Un petit vent du sud se lève brusquement. Il ne manquait plus que lui. Heureusement que ma nuit en chemin de fer s’est relativement bien passée et que j’ai pu reposer convenablement. Je me suis tellement habitué, cette année, à passer des nuits sur la route, à rouler des journées entières que la fatigue du chemin de fer n’a plus guère de prise sur moi. Je ne suis si peu fâché d’avoir acquis à force d’entraînement une certaine résistance, que j’espère bien, en compagnie de mon ami Ph.

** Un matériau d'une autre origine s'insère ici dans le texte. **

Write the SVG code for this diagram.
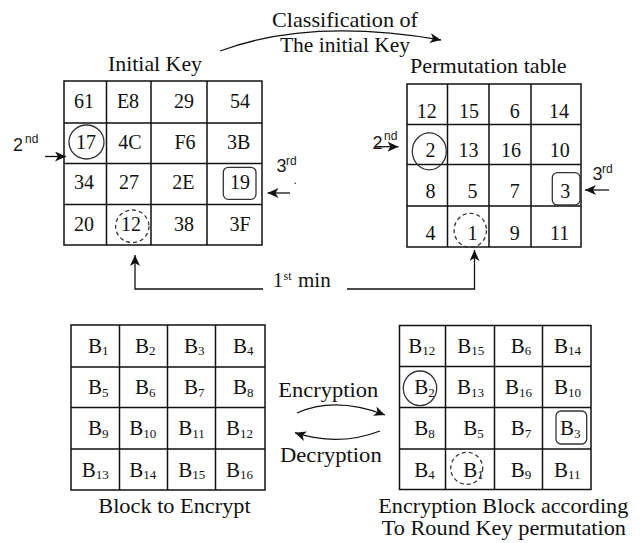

Marre, m’offrir, l’an prochain, un Paris-Les Baux en une étape, avec le tandem utilisé cette année dans Paris Toulon. Puisque Vélocio a dit que c’était en randonnant que l’on prouvait la valeur de la bicyclette, il n’y a aucune raison de ne pas randonner pour prouver la valeur de ladite bicyclette.

Employant la méthode chère à notre ami Cazassus, je ne m’alimente plus qu’avec des fruits durant les cent derniers kilomètres. Je remplis ma musette de temps en temps et mange en machine, ce qui évite les pertes de temps. J’ai télégraphié à Maillane l’heure de mon arrivée, il ne s’agit donc pas d’être en retard.

Je passe Viviers, Bourg-Saint-Andéol, Pont-Saint-Esprit et m’arrête à Bagnols-sur-Sèze, sur un petit pont historique depuis que j’y ai quitté Ph. Marre lors de mon premier voyage à bicyclette. Je me revois encore laissant mon ami continuer sur les Vans seul et abandonné dans cette vallée du Rhône, sans carte, bien entendu, et chevauchant une mono-brise-os dont les boyaux défaillants demandaient grâce. Depuis ce temps-là, l’eau de la Cèze a coulé sous le Pont de la Séparation, la mono-brise-os a été remplacée par une poly-ballon, et le débutant de naguère sait maintenant, grâce à sa carte, aller d’un bout à l’autre de la France sans demander son chemin.

Le Cycliste et l’infortunée Pédale ont contribué pour beaucoup à mon évolution et fasse le ciel que beaucoup de cyclotouristes évoluent dans le même sens en suivant, comme moi, les principes du Maître.

Je m’engage maintenant sur la route de Roquemaure, tantôt bonne, tantôt passable, tantôt épouvantable, ce qui ne m’empêche pas de forcer les feux, l’arrivée étant proche et la forme excellente. Je m’étonne moi-même. Ayant essayé quinze jours avant cette randonnée d’aller à Strasbourg en une étape, j’avais dû prendre le train pendant une centaine de kilomètres, afin d’arriver à l’heure dans la cité de la choucroute. Maintenant, tout marche à souhait. Est-ce la Provence qui m’influence à ce point ? Mystère de la forme que nul ne pénétrera jamais !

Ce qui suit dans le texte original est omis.